I’ve got no doubt a forward like Semenyo would land here and look right at home, but when it comes to Guehi I’m still hovering somewhere between “good option” and “not quite sure”. It’s not that he isn’t a player. It’s that I’m not ready to call him top level based on what we’ve seen so far.
In the here and now, you can definitely argue he’d be an upgrade on what we’ve had from Konate this season. That’s not a pot shot for the sake of it, it’s just watching the same things we all watch: timing, concentration, those little moments when a defender can make a situation bigger than it needs to be.
Solid now, but the ceiling question remains
This season, from the bits I’ve watched, Guehi has looked solid. Calm enough, usually in control of his body shape, and he doesn’t seem to panic when the ball gets played into awkward areas. That matters at Liverpool, because you’re asked to defend big spaces at times, and you don’t always get a second chance if you get your feet wrong.

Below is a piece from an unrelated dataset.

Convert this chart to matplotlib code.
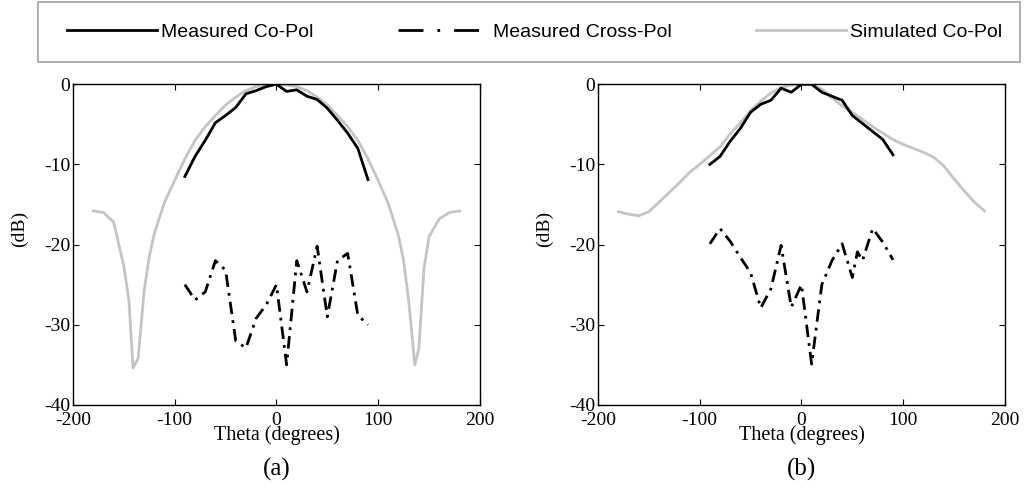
import matplotlib
matplotlib.use('Agg')
import matplotlib.pyplot as plt
from matplotlib.lines import Line2D
from matplotlib.patches import Rectangle
import numpy as np

# angles (degrees)
thetaMeas = [-90, -80, -70, -60, -50, -40, -30, -20, -10, 0, 10, 20, 30, 40, 50, 60, 70, 80, 90]
thetaSim = [-180, -170, -160, -150, -145, -141, -136, -130, -125, -120, -110, -100, -90, -80, -70,
            -60, -50, -40, -30, -20, -10, 0, 10, 20, 30, 40, 50, 60, 70, 80, 90, 100, 110, 120,
            125, 130, 136, 140, 145, 150, 160, 170, 180]
thetaSimB = [-180, -170, -160, -150, -140, -130, -120, -110, -100, -90, -80, -70, -60, -50, -40,
             -30, -20, -10, 0, 10, 20, 30, 40, 50, 60, 70, 80, 90, 100, 110, 120, 130, 140, 150,
             160, 170, 180]
thetaCrossB = [-90, -80, -70, -60, -50, -40, -30, -20, -10, 0, 10, 20, 30, 40, 50, 55, 60, 70, 80, 90]

# panel (a)
coPolA = [-11.5, -9.0, -7.0, -4.8, -3.9, -2.9, -1.2, -0.8, -0.3, 0.0, -0.9, -0.7, -1.5, -1.9,
          -3.0, -4.5, -6.1, -8.0, -11.9]
crossPolA = [-25.0, -26.9, -25.9, -22.0, -23.2, -32.0, -32.9, -29.2, -27.5, -25.0, -35.0, -22.0,
             -25.9, -20.2, -29.0, -22.0, -21.1, -28.8, -30.0]
simA = [-15.8, -16.0, -17.2, -22.7, -27.0, -35.4, -34.2, -25.7, -21.5, -18.6, -14.7, -12.0, -9.3,
        -7.0, -5.3, -3.9, -2.6, -1.6, -0.8, -0.3, -0.1, 0.0, -0.1, -0.3, -0.8, -1.6, -2.6, -3.9,
        -5.3, -7.0, -9.3, -12.0, -14.9, -18.9, -22.0, -27.0, -35.0, -33.0, -23.0, -19.0, -16.8,
        -16.0, -15.8]

# panel (b)
coPolB = [-10.0, -9.0, -7.1, -5.5, -3.5, -2.5, -2.0, -0.5, -1.0, 0.0, 0.0, -1.0, -1.5, -2.0,
          -3.9, -4.9, -5.9, -6.9, -8.8]
crossPolB = [-19.9, -18.0, -19.6, -21.6, -23.5, -27.9, -25.5, -20.1, -27.8, -25.0, -34.9, -25.0,
             -22.0, -19.9, -24.1, -20.9, -22.0, -18.0, -19.7, -21.9]
simB = [-15.9, -16.2, -16.4, -15.9, -14.7, -13.5, -12.3, -11.0, -10.0, -8.9, -7.8, -6.2, -4.8,
        -3.3, -2.1, -1.1, -0.4, -0.1, 0.0, -0.1, -0.6, -1.7, -2.7, -3.5, -4.4, -5.3, -6.1, -6.9,
        -7.5, -8.0, -8.5, -9.1, -10.2, -11.8, -13.3, -14.7, -15.8]

xTicks = [-200, -100, 0, 100, 200]
yTicks = [-40, -30, -20, -10, 0]
legendLabels = ['Measured Co-Pol', 'Measured Cross-Pol', 'Simulated Co-Pol']

plt.rcParams['font.family'] = ['Liberation Serif', 'DejaVu Serif']
plt.rcParams['axes.unicode_minus'] = False

fig = plt.figure(figsize=(10.25, 4.86), dpi=100)
axA = fig.add_axes([0.0712, 0.1667, 0.397, 0.660])
axB = fig.add_axes([0.5834, 0.1667, 0.397, 0.660])

dashDot = (0, (4.5, 2.2, 1.0, 2.2))
grey = '#c4c4c4'

panels = [(axA, thetaSim, simA, thetaMeas, crossPolA, '(a)'),
          (axB, thetaSimB, simB, thetaCrossB, crossPolB, '(b)')]
coPols = [coPolA, coPolB]

for i, (ax, ts, sim, tc, cross, tag) in enumerate(panels):
    ax.plot(ts, sim, color=grey, lw=2.0)
    ax.plot(thetaMeas, coPols[i], color='black', lw=2.0)
    ax.plot(tc, cross, color='black', lw=2.0, linestyle=dashDot)
    ax.set_xlim(-200, 200)
    ax.set_ylim(-40, 0)
    ax.set_xticks(xTicks)
    ax.set_yticks(yTicks)
    ax.tick_params(direction='in', top=True, right=True, length=4, width=0.8, labelsize=14)
    ax.tick_params(axis='x', pad=5)
    ax.tick_params(axis='y', pad=2)
    for s in ax.spines.values():
        s.set_linewidth(1.0)
    ax.set_ylabel('(dB)', fontsize=14)
    ax.yaxis.set_label_coords(-0.11, 0.55)
    ax.text(0.5, -0.095, 'Theta (degrees)', transform=ax.transAxes, ha='center', va='center',
            fontsize=14.5)
    ax.text(0.5, -0.2, tag, transform=ax.transAxes, ha='center', va='center', fontsize=18)

# legend with its own (longer) dash pattern, like the original figure
legHandles = [Line2D([], [], color='black', lw=2.0),
              Line2D([], [], color='black', lw=2.0, linestyle=(0, (9.0, 5.0, 1.0, 5.0))),
              Line2D([], [], color=grey, lw=2.0)]
leg = fig.legend(legHandles, legendLabels, loc='center left',
                 bbox_to_anchor=(67 / 1025, 1 - 32 / 486), ncol=3,
                 handlelength=4.65, handletextpad=0.2, columnspacing=4.35,
                 frameon=False, borderpad=0, borderaxespad=0,
                 prop={'family': ['Liberation Sans', 'DejaVu Sans'], 'size': 14})

fig.add_artist(Rectangle((38 / 1025, 1 - 62 / 486), 982 / 1025, 60 / 486,
                         transform=fig.transFigure, fill=False, edgecolor='#a0a0a0', lw=1.2))

fig.savefig('out.png', dpi=100)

But I can’t forget last season either, when the mistakes felt more regular. Not necessarily the headline-grabbing howlers, more the clumsy moments: stepping in when he didn’t need to, getting drawn under the ball, little lapses that turn a comfortable phase into a scramble. Maybe that’s part of development and maybe that’s exactly what he’s ironing out now. Still, it’s only halfway through this season. Clear improvement, yes. “Top player”? I’m not there yet.
Why I’d still take him
Even with those doubts, I’d still have him at Liverpool. We need a centre-back, and honestly you could make the case for two if you want the squad to feel properly rounded. Guehi wouldn’t be my first choice, but he’s very much on the list.
The other thing is attitude. He comes across grounded, like a good lad, and he looks focused on getting better rather than just coasting on reputation. That stuff isn’t fluffy. It’s how players handle pressure, competition and the reality that at Anfield you’re judged every three days.
Where the club can’t afford to stumble
What we can’t do is mess the deal up if the opportunity is there. If he’s out of contract in the summer, then the job is to get it done without overpaying. Simple. If you end up paying over the odds anyway, you’re basically repeating the same mistakes and acting surprised when it happens.
And if we let it slip and he ends up at City, that’s the bit that will sting. If a player actively wants to join you and you still can’t make it happen, something’s off. That’s where the spotlight lands on Hughes. Negotiation and timing are the job. If we’re not good at that, then why are we set up the way we are?